Follow these best practices when creating Prometheus alerts:

- **Configure error state handling:** Set **Alert state if execution error or timeout** to **Keep Last State** to prevent transient backend errors from triggering false alarms.
- **Use `$__rate_interval`:** When using `rate()` or `increase()` in alert queries, use `$__rate_interval` to ensure the range window is always large enough relative to the scrape interval. Grafana resolves this variable based on the evaluation interval and scrape interval configuration.
- **Add label filters:** Include specific label matchers to focus on relevant data and improve query performance.
- **Set realistic pending periods:** Use the pending period to avoid alerting on brief spikes.
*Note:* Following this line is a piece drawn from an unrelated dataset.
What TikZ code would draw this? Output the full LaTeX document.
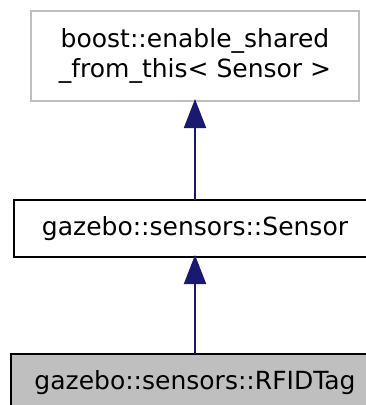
\documentclass[tikz,border=0pt]{standalone}
\usepackage{fontspec}
\setmainfont{DejaVu Sans}
\usepackage{xcolor}
\usetikzlibrary{arrows.meta, positioning}
\definecolor{edgeblue}{HTML}{191970}
\definecolor{basegray}{HTML}{BFBFBF}

\begin{document}
\begin{tikzpicture}[
  x=1pt, y=1pt,
  cls/.style={rectangle, draw=black, fill=white, line width=2pt, inner sep=0pt, outer sep=0pt,
    font=\fontsize{25}{30}\selectfont, align=center},
  extcls/.style={cls, draw=basegray},
  curcls/.style={cls, fill=basegray},
  inherit/.style={-{Triangle[length=29pt,width=22pt]}, line width=2pt, edgeblue, shorten >=-2pt}
]
\useasboundingbox (0,0) rectangle (366,-405);
\clip (0,0) rectangle (366,-405);

% Classes
\node[extcls, minimum width=328pt, minimum height=90pt] at (195,-56) (boost)
  {boost::enable\_shared\\\_from\_this< Sensor >};
\node[cls, minimum width=362pt, minimum height=57pt] at (195,-228.5) (sensor)
  {gazebo::sensors::Sensor};
\node[curcls, minimum width=368pt, minimum height=57pt] at (195,-382.5) (rfid)
  {gazebo::sensors::RFIDTag};

% Inheritance
\draw[inherit] (sensor.north) -- (boost.south);
\draw[inherit] (rfid.north) -- (sensor.south);

\end{tikzpicture}
\end{document}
For example, set a 5-minute pending period so the condition must persist before firing.
- **Test queries first:** Verify your query returns expected results in Explore before creating an alert.
- **Use meaningful names:** Give alert rules descriptive names that indicate what they monitor and the severity.
- **Pre-aggregate with recording rules:** For complex or frequently evaluated expressions, create recording rules and alert on the pre-aggregated metric.
- **Use `absent()` for availability monitoring:** Detect when metrics stop being reported, which often indicates a crashed or unresponsive service.

If you encounter errors when creating or evaluating alert rules, refer to [Troubleshoot Prometheus data source issues](/docs/grafana-cloud/connect-externally-hosted/data-sources/prometheus/troubleshooting/#alerting-errors).